IN 1791 THOMAS JEFFERSON &
JAMES MADISON LODGED HERE
WHILE ON A TRIP TO VISIT
GENERAL WM. FLOYD OF MASTIC.
WILLIAM G. POMEROY FOUNDATION 2013

Thomas Jefferson and James Madison lodged here at the Moriches Inn, aka the Terry-Ketcham Inn in 1791, while on a trip to visit General William Floyd of Mastic, NY.

The June 13-14 entries in Jefferson’s Memorandum Books for the year 1791 read:

Morichies. lodged at Down’s.
Genl. Floyd’s. breakfd. & dind. Visited the Unquachog Indians.
Lodged at Terry’s.

The Thomas Jefferson Foundation operates the website Monticello, a world heritage site devoted to the interpretation of President Thomas Jefferson. They explain that Thomas Jefferson and James Madison embarked on a northern tour of 1791 through New England and upstate New York, the purpose of which was not politics as some historians have supposed; indeed, by Madison’s accounts the purpose more resembled a sabbatical undertaken for “health recreation and curiosity.” Founders Online notes that Jefferson and Madison were the guests of William Floyd (1734-1821), whom Jefferson knew as a fellow delegate from Congress. The friends would have dined at the Floyd’s Old Mastic House (another WP marker), on the Forge River in Brookhaven. Also of note was the visit to an Algonquin tribe of Unquachog (now Poospatuck, another WP marker) Indians which Floyd hosted. Jefferson, postulating the origin of the American Indians lay in their languages, compiled a vocabulary of Unquachog words.

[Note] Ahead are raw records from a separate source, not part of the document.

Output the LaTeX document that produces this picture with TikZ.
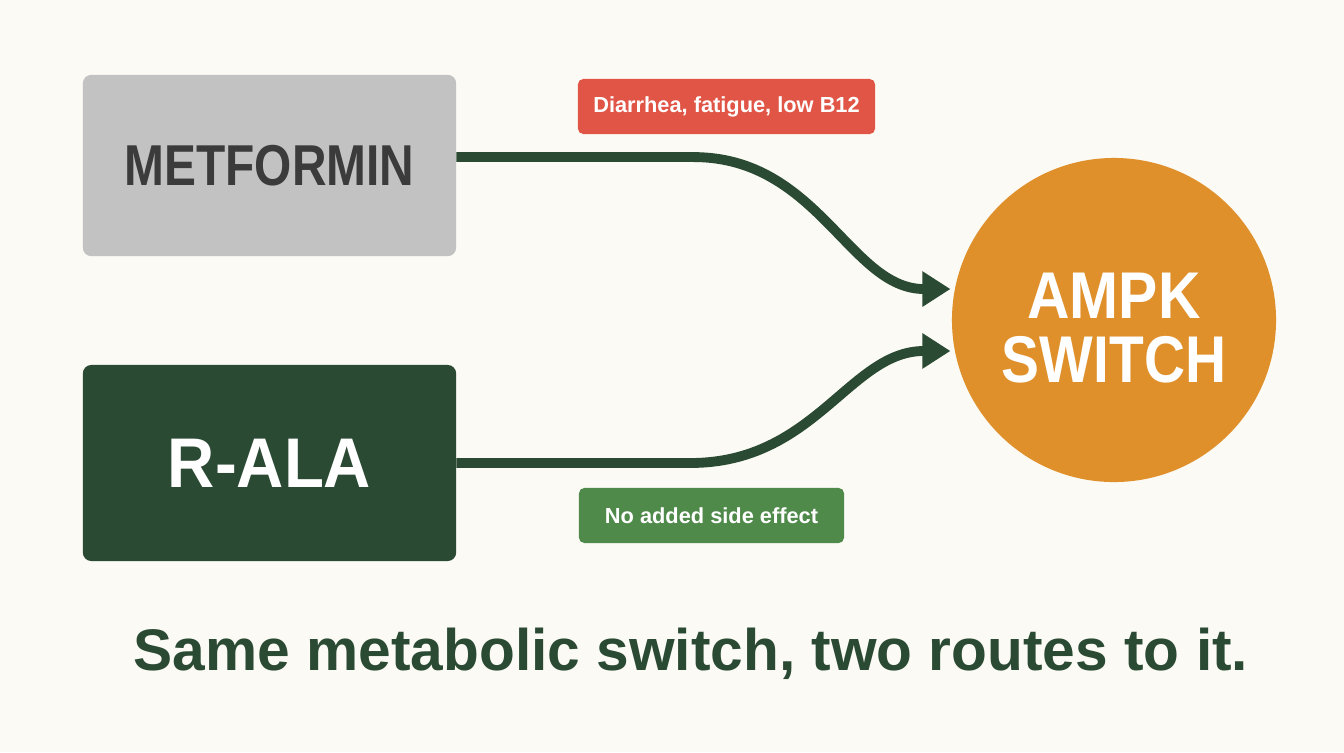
\documentclass[tikz,border=0pt]{standalone}
\usepackage{graphicx}
\usepackage{fontspec}
\setmainfont{Liberation Sans}
\usetikzlibrary{arrows.meta,positioning}

\definecolor{paper}{HTML}{FBFAF4}
\definecolor{pill}{HTML}{C2C2C2}
\definecolor{forest}{HTML}{2B4A33}
\definecolor{amber}{HTML}{E0902A}
\definecolor{alarm}{HTML}{E05546}
\definecolor{leaf}{HTML}{4F8A4B}
\definecolor{ink}{HTML}{3B3B3B}
\newcommand{\narrowtxt}[2][0.86]{\scalebox{#1}[1]{#2}}

\begin{document}
\begin{tikzpicture}[x=0.025cm,y=-0.025cm,
 box/.style={rounded corners=6pt,minimum width=9.33cm,inner sep=0pt,font=\bfseries\fontsize{41}{41}\selectfont},
 tag/.style={rounded corners=4pt,minimum height=1.38cm,inner sep=0pt,text=white,font=\bfseries\fontsize{15.5}{16}\selectfont},
 flow/.style={draw=forest,line width=7pt,shorten >=3pt,-{Triangle[length=20pt,width=24pt]}}]
\fill[paper] (0,0) rectangle (1344,752);
\useasboundingbox (0,0) rectangle (1344,752);
\node[box,fill=pill,text=ink,minimum height=4.53cm] (met) at (269.5,165.5) {\narrowtxt[0.83]{METFORMIN}};
\node[box,fill=forest,text=white,minimum height=4.9cm,font=\bfseries\fontsize{50}{50}\selectfont] (rala) at (269.5,463) {\narrowtxt[0.93]{R-ALA}};
\node[circle,fill=amber,minimum size=8.1cm,inner sep=0pt,text=white,align=center,
 font=\bfseries\fontsize{47}{46}\selectfont] (ampk) at (1114,320) {\rule{0pt}{44pt}\narrowtxt[0.89]{AMPK}\\\narrowtxt{SWITCH}};
\draw[flow] ([yshift=6pt]met.east) -- ++(237,0) .. controls +(125,0) and +(-105,0) .. (ampk.169);
\draw[flow] (rala.east) -- ++(234,0) .. controls +(125,0) and +(-105,0) .. (ampk.191);
\node[tag,fill=alarm,minimum width=7.43cm] (harm) at (726.5,106.5) {Diarrhea, fatigue, low B12};
\node[tag,fill=leaf,minimum width=6.63cm] (clean) at (711.5,515.5) {No added side effect};
\node[anchor=base,text=forest,font=\bfseries\fontsize{41.7}{42}\selectfont] (caption) at (691,670) {Same metabolic switch, two routes to it.};
\end{tikzpicture}
\end{document}
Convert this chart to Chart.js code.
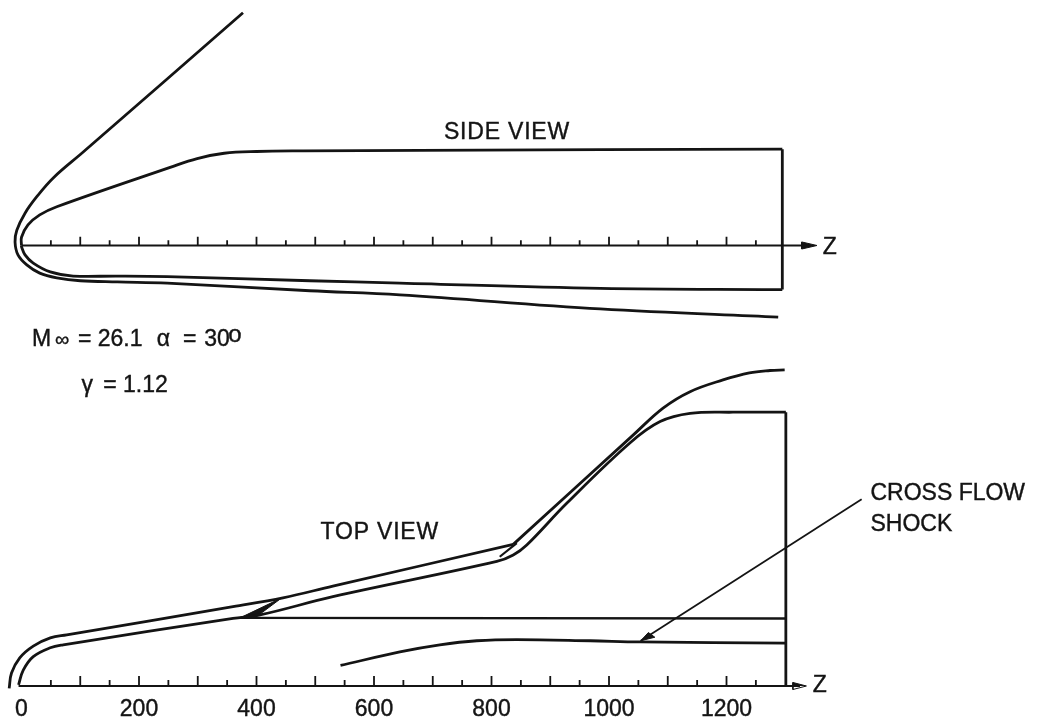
<!DOCTYPE html>
<html>
<head>
<meta charset="utf-8">
<style>
  html, body { margin: 0; padding: 0; background: #fff; }
  canvas { display: block; }
</style>
<script src="https://cdn.jsdelivr.net/npm/chart.js@4"></script>
</head>
<body>
<canvas id="chart" width="1041" height="725"></canvas>
<script>
// values, [z, y] in body units
const zTickLabels = [0, 200, 400, 600, 800, 1000, 1200];
const minorTicks = [50, 150, 250, 350, 450, 550, 650, 750, 850, 950, 1050, 1150, 1250];
const majorTicks = [100, 200, 300, 400, 500, 600, 700, 800, 900, 1000, 1100, 1200];

const sideShock = [[377, 396], [105, 159], [54, 115], [26, 83], [6, 55], [-8, 26], [-11, 6],
  [-6, -16], [9, -33], [31, -47], [60, -55], [100, -60], [163, -62], [248, -64], [491, -77], [644, -84], [985, -108], [1288, -122]];
const sideBodyUpper = [[0, 0], [0, 14], [11, 35], [31, 52], [60, 66], [253, 133], [299, 148], [345, 157], [400, 160], [480, 161], [678, 162], [1295, 164]];
const sideBodyLower = [[1295, -75], [985, -73], [644, -64], [491, -60], [248, -53], [163, -52], [88, -52], [49, -45], [20, -30], [6, -16], [0, -2], [0, 0]];
const sideBase = [[1295, 164], [1295, -75]];
const sideAxis = [[0, 0], [1340, 0]];
const sideArrow = [[1354, 0], [1328, 6], [1328, -6], [1354, 0]];

const topShockLower = [[-21, -4], [-17, 22], [-3, 48], [20, 68], [49, 82], [77, 87], [360, 135], [445, 150], [530, 170], [837, 241]];
const topShockUpper = [[837, 241], [1041, 427], [1092, 473], [1138, 501], [1194, 521], [1239, 533], [1274, 537], [1299, 538]];
const topBarb = [[814, 220], [843, 243]];
const topBody = [[-5, 2], [3, 27], [20, 50], [49, 65], [71, 70], [360, 115], [406, 121], [530, 152], [809, 212], [837, 223], [860, 240],
  [928, 311], [1036, 414], [1087, 450], [1138, 464], [1211, 466], [1301, 466]];
const topBase = [[1301, 466], [1301, 0]];
const topSlipLine = [[372, 116], [1300, 115]];
const topWedge = [[372, 116], [443, 150], [404, 121], [372, 116]];
const crossFlowShock = [[543, 35], [644, 58], [712, 70], [775, 77], [843, 79], [968, 77], [1053, 75], [1301, 73]];
const leader = [[1430, 318], [1054, 77]];
const leaderArrow = [[1054, 77], [1078, 83], [1067, 91], [1054, 77]];
const topAxis = [[-5, 0], [1325, 0]];
const topArrow = [[1336, 0], [1313, 6], [1313, -6], [1336, 0]];

const notes = [
  { text: 'SIDE VIEW', z: 719, y: 181, axis: 'ySide', spacing: '0.8px' },
  { text: 'Z', z: 1364, y: -15, axis: 'ySide' },
  { text: 'M', z: 18, y: -171, axis: 'ySide' },
  { text: '∞', z: 57, y: -171, axis: 'ySide', size: 20 },
  { text: '= 26.1', z: 96, y: -171, axis: 'ySide' },
  { text: 'α', z: 230, y: -171, axis: 'ySide' },
  { text: '=', z: 275, y: -171, axis: 'ySide' },
  { text: '30', z: 311, y: -171, axis: 'ySide' },
  { text: 'o', z: 352, y: -165, axis: 'ySide', size: 24 },
  { text: 'γ', z: 102, y: -249, axis: 'ySide' },
  { text: '= 1.12', z: 139, y: -249, axis: 'ySide' },
  { text: 'TOP VIEW', z: 509, y: 251, axis: 'yTop', spacing: '0.8px' },
  { text: 'Z', z: 1347, y: -11, axis: 'yTop' },
  { text: 'CROSS FLOW', z: 1445, y: 317, axis: 'yTop' },
  { text: 'SHOCK', z: 1445, y: 264, axis: 'yTop' },
];

const ink = '#141414';
const fontFamily = '"Liberation Sans", Arial, sans-serif';

const toPoints = (pairs) => pairs.map(([x, y]) => ({ x, y }));

// ticks stand up from the axis, one broken line per view
const tickPoints = (minorHeight, majorHeight) =>
  [...minorTicks.map((z) => [z, minorHeight]), ...majorTicks.map((z) => [z, majorHeight])]
    .sort((a, b) => a[0] - b[0])
    .flatMap(([z, h]) => [{ x: z, y: 0 }, { x: z, y: h }, { x: z, y: null }]);

const line = (pairs, yAxisID, borderWidth = 2.8, tension = 0.38) => ({
  data: toPoints(pairs),
  yAxisID,
  borderColor: ink,
  borderWidth,
  tension,
  pointRadius: 0,
  fill: false,
  clip: false,
});

const head = (pairs, yAxisID) => ({
  ...line(pairs, yAxisID, 1, 0),
  backgroundColor: ink,
  fill: 'shape',
});

const ticks = (minorHeight, majorHeight, yAxisID) => ({
  ...line([], yAxisID, 1.8, 0),
  data: tickPoints(minorHeight, majorHeight),
  spanGaps: false,
});

const notesPlugin = {
  id: 'notes',
  afterDraw(chart) {
    const { ctx, scales } = chart;
    ctx.save();
    ctx.fillStyle = ink;
    ctx.strokeStyle = ink;
    ctx.lineWidth = 0.4;
    ctx.textBaseline = 'alphabetic';
    notes.forEach((note) => {
      ctx.font = `${note.size || 23}px ${fontFamily}`;
      ctx.letterSpacing = note.spacing || '0px';
      const px = scales.x.getPixelForValue(note.z);
      const py = scales[note.axis].getPixelForValue(note.y);
      ctx.fillText(note.text, px, py);
      ctx.strokeText(note.text, px, py);
    });
    ctx.restore();
  },
};

new Chart(document.getElementById('chart'), {
  type: 'line',
  data: {
    datasets: [
      line(sideShock, 'ySide'),
      line(sideBodyUpper, 'ySide'),
      line(sideBodyLower, 'ySide'),
      line(sideBase, 'ySide', 2.8, 0),
      line(sideAxis, 'ySide', 1.8, 0),
      head(sideArrow, 'ySide'),
      ticks(9, 15, 'ySide'),
      line(topShockLower, 'yTop'),
      line(topShockUpper, 'yTop'),
      line(topBarb, 'yTop', 2.2, 0),
      line(topBody, 'yTop'),
      line(topBase, 'yTop', 2.8, 0),
      line(topSlipLine, 'yTop', 2.4, 0),
      head(topWedge, 'yTop'),
      line(crossFlowShock, 'yTop'),
      line(leader, 'yTop', 1.8, 0),
      head(leaderArrow, 'yTop'),
      line(topAxis, 'yTop', 1.8, 0),
      head(topArrow, 'yTop'),
      ticks(10, 17, 'yTop'),
    ],
  },
  options: {
    responsive: false,
    animation: false,
    parsing: false,
    normalized: false,
    layout: { padding: 0 },
    plugins: { legend: { display: false }, tooltip: { enabled: false } },
    scales: {
      x: {
        type: 'linear',
        position: 'bottom',
        min: -36.6,
        max: 1735.3,
        grid: { display: false, drawTicks: false },
        border: { display: false },
        afterFit: (scale) => {
          scale.height = 39;
        },
        afterBuildTicks: (scale) => {
          scale.ticks = zTickLabels.map((value) => ({ value }));
        },
        ticks: {
          autoSkip: false,
          maxRotation: 0,
          padding: 10,
          color: ink,
          textStrokeColor: ink,
          textStrokeWidth: 0.4,
          font: { family: fontFamily, size: 23 },
          callback: (value) => String(value),
        },
      },
      ySide: { type: 'linear', axis: 'y', display: false, min: -749.7, max: 417.8 },
      yTop: { type: 'linear', axis: 'y', display: false, min: 0, max: 1167.6 },
    },
  },
  plugins: [notesPlugin],
});
</script>
</body>
</html>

Another significant detail about the historic Inn is the unfortunate fact that it burned in an August 20, 1989 fire. The chronology of the Ketcham Inn Foundation, Inc., which operates the site as a museum, records that the remaining building and site was offered to the grassroots preservation activist committee, which later incorporated as the Foundation with the goal to work in earnest towards the full restoration of the historic structure. Long Island History Project featured Moriches and the Terry-Ketcham Inn on October 8, 2014 as part of an Inns Preservation podcast segment. Foundation President Bertram Seides explained that prior to the fire, the Inn had been acting as a home for battered women. Long aware of its historic merit, the building’s “boarded up, broken into, and terrible” condition was however advantageous to striking a deal with the owner to purchase the house to save the historical treasure.

To this end, a full historical structures report was commissioned as a feasibility study. In addition to the compelling historic building fabric, an archaeology dig evidenced remains of a ca. 1693 settlement. Although it is hard to recover from a fire disaster, restoration best practice draws from sources as varied as a title search, genealogy of families, architectural analysis, written and oral history, historic photographs, documents to reconstruct as faithfully as possible the historic profiles in materials, texture, and color of the original as established by the Department of the Interior’s preservation standards. In 1992 and 1993 the Inn was listed on the State and National Register of Historic Places.

Ketcham Inn Foundation, Inc. interprets over 325 years of history on Long Island’s South Shore. Established in 1989, the Foundation developed a mission to restore the Terry-Ketcham Inn, a settlement site, resident blacksmith, social center, meeting house, and former stagecoach stop between Manhattan and Sag Harbor during the 18th and 19th century. In 2023, the Foundation interprets the well-established living history museum and cultural center for the education of American heritage.